Source material:

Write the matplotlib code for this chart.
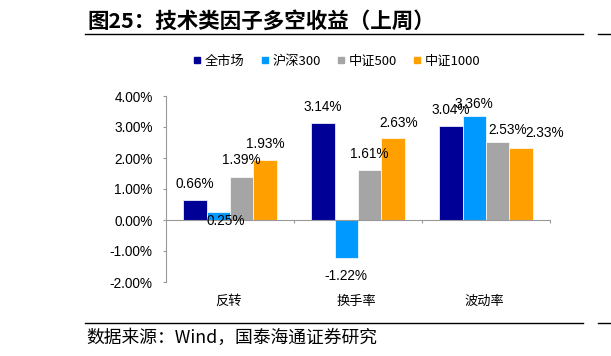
import numpy as np
import matplotlib
matplotlib.use('Agg')
import matplotlib.pyplot as plt
from matplotlib.lines import Line2D

plt.rcParams['font.family'] = ['Liberation Sans', 'Noto Sans CJK SC', 'DejaVu Sans']
CJK = ['Noto Sans CJK SC', 'DejaVu Sans']

categories = ['反转', '换手率', '波动率']
series_names = ['全市场', '沪深300', '中证500', '中证1000']
values = [
    [0.66, 3.14, 3.04],   # 全市场
    [0.25, -1.22, 3.36],  # 沪深300
    [1.39, 1.61, 2.53],   # 中证500
    [1.93, 2.63, 2.33],   # 中证1000
]
colors = ['#000096', '#0099FF', '#A5A5A5', '#FFA000']
yticks = [-2, -1, 0, 1, 2, 3, 4]

# label offsets in pixels (dx, dy) from bar end
label_offsets = [
    [(0, 16), (0, 16), (0, 15.5)],
    [(7, -8.5), (0, -18.5), (0, 12)],
    [(0, 16.5), (0, 16), (10, 12)],
    [(0, 16.5), (6, 15), (24, 15)],
]

fig = plt.figure(figsize=(6.11, 3.56), dpi=100)
ax = fig.add_axes([166 / 611, 1 - 282 / 356, (550 - 166) / 611, (282 - 96) / 356])

x = np.arange(len(categories))
w = 0.182
for i, (name, vals) in enumerate(zip(series_names, values)):
    pos = x + (i - 1.5) * w
    ax.bar(pos, vals, w, color=colors[i], edgecolor='white', linewidth=0.5, label=name, zorder=2)
    for j, v in enumerate(vals):
        dx, dy = label_offsets[i][j]
        ax.annotate('%.2f%%' % v, (pos[j], v), xytext=(dx, dy), textcoords='offset pixels',
                    ha='center', va='center', fontsize=9.8, zorder=3)

ax.set_xlim(-0.5, 2.5)
ax.set_ylim(-2, 4)
ax.set_yticks(yticks)
ax.set_yticklabels(['%.2f%%' % t for t in yticks], fontsize=9.8)
ax.set_xticks([0.5, 1.5, 2.5])
ax.set_xticklabels([])
ax.spines['top'].set_visible(False)
ax.spines['right'].set_visible(False)
ax.spines['bottom'].set_position(('data', 0))
for s in ['left', 'bottom']:
    ax.spines[s].set_color('#999999')
    ax.spines[s].set_linewidth(0.8)
ax.tick_params(axis='both', direction='out', length=2.5, color='#999999', width=0.8)
ax.tick_params(axis='y', pad=7)

for j, c in enumerate(categories):
    ax.annotate(c, (x[j], 0), xycoords=('data', 'axes fraction'), xytext=(-2, -19),
                textcoords='offset pixels', ha='center', va='center', fontsize=9.5, family=CJK)

handles = [Line2D([], [], marker='s', linestyle='none', color=c, markersize=4.5) for c in colors]
fig.legend(handles, series_names, loc='center', bbox_to_anchor=(336 / 611, 1 - 61 / 356),
           ncol=4, frameon=False, prop={'family': CJK, 'size': 9.5},
           handletextpad=0.2, columnspacing=1.1, handlelength=0.8)

fig.text(87 / 611, 1 - 21 / 356, '图25：技术类因子多空收益（上周）', fontsize=15.5, fontweight='bold',
         family=CJK, ha='left', va='center')
fig.add_artist(Line2D([85 / 611, 583 / 611], [1 - 34 / 356] * 2, color='black', linewidth=1))
fig.add_artist(Line2D([85 / 611, 583 / 611], [1 - 323 / 356] * 2, color='black', linewidth=1))
fig.add_artist(Line2D([598 / 611, 1.0], [1 - 34 / 356] * 2, color='black', linewidth=1))
fig.add_artist(Line2D([598 / 611, 1.0], [1 - 323 / 356] * 2, color='black', linewidth=1))
fig.text(86 / 611, 1 - 338 / 356, '数据来源：Wind，国泰海通证券研究', fontsize=12.8,
         family=CJK, ha='left', va='center')

fig.savefig('out.png', dpi=100)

Given task:
All the lines above are to be given again exactly as they read, with the pictures removed.

Worked solution:
Write the matplotlib code for this chart.
import numpy as np
import matplotlib
matplotlib.use('Agg')
import matplotlib.pyplot as plt
from matplotlib.lines import Line2D

plt.rcParams['font.family'] = ['Liberation Sans', 'Noto Sans CJK SC', 'DejaVu Sans']
CJK = ['Noto Sans CJK SC', 'DejaVu Sans']

categories = ['反转', '换手率', '波动率']
series_names = ['全市场', '沪深300', '中证500', '中证1000']
values = [
    [0.66, 3.14, 3.04],   # 全市场
    [0.25, -1.22, 3.36],  # 沪深300
    [1.39, 1.61, 2.53],   # 中证500
    [1.93, 2.63, 2.33],   # 中证1000
]
colors = ['#000096', '#0099FF', '#A5A5A5', '#FFA000']
yticks = [-2, -1, 0, 1, 2, 3, 4]

# label offsets in pixels (dx, dy) from bar end
label_offsets = [
    [(0, 16), (0, 16), (0, 15.5)],
    [(7, -8.5), (0, -18.5), (0, 12)],
    [(0, 16.5), (0, 16), (10, 12)],
    [(0, 16.5), (6, 15), (24, 15)],
]

fig = plt.figure(figsize=(6.11, 3.56), dpi=100)
ax = fig.add_axes([166 / 611, 1 - 282 / 356, (550 - 166) / 611, (282 - 96) / 356])

x = np.arange(len(categories))
w = 0.182
for i, (name, vals) in enumerate(zip(series_names, values)):
    pos = x + (i - 1.5) * w
    ax.bar(pos, vals, w, color=colors[i], edgecolor='white', linewidth=0.5, label=name, zorder=2)
    for j, v in enumerate(vals):
        dx, dy = label_offsets[i][j]
        ax.annotate('%.2f%%' % v, (pos[j], v), xytext=(dx, dy), textcoords='offset pixels',
                    ha='center', va='center', fontsize=9.8, zorder=3)

ax.set_xlim(-0.5, 2.5)
ax.set_ylim(-2, 4)
ax.set_yticks(yticks)
ax.set_yticklabels(['%.2f%%' % t for t in yticks], fontsize=9.8)
ax.set_xticks([0.5, 1.5, 2.5])
ax.set_xticklabels([])
ax.spines['top'].set_visible(False)
ax.spines['right'].set_visible(False)
ax.spines['bottom'].set_position(('data', 0))
for s in ['left', 'bottom']:
    ax.spines[s].set_color('#999999')
    ax.spines[s].set_linewidth(0.8)
ax.tick_params(axis='both', direction='out', length=2.5, color='#999999', width=0.8)
ax.tick_params(axis='y', pad=7)

for j, c in enumerate(categories):
    ax.annotate(c, (x[j], 0), xycoords=('data', 'axes fraction'), xytext=(-2, -19),
                textcoords='offset pixels', ha='center', va='center', fontsize=9.5, family=CJK)

handles = [Line2D([], [], marker='s', linestyle='none', color=c, markersize=4.5) for c in colors]
fig.legend(handles, series_names, loc='center', bbox_to_anchor=(336 / 611, 1 - 61 / 356),
           ncol=4, frameon=False, prop={'family': CJK, 'size': 9.5},
           handletextpad=0.2, columnspacing=1.1, handlelength=0.8)

fig.text(87 / 611, 1 - 21 / 356, '图25：技术类因子多空收益（上周）', fontsize=15.5, fontweight='bold',
         family=CJK, ha='left', va='center')
fig.add_artist(Line2D([85 / 611, 583 / 611], [1 - 34 / 356] * 2, color='black', linewidth=1))
fig.add_artist(Line2D([85 / 611, 583 / 611], [1 - 323 / 356] * 2, color='black', linewidth=1))
fig.add_artist(Line2D([598 / 611, 1.0], [1 - 34 / 356] * 2, color='black', linewidth=1))
fig.add_artist(Line2D([598 / 611, 1.0], [1 - 323 / 356] * 2, color='black', linewidth=1))
fig.text(86 / 611, 1 - 338 / 356, '数据来源：Wind，国泰海通证券研究', fontsize=12.8,
         family=CJK, ha='left', va='center')

fig.savefig('out.png', dpi=100)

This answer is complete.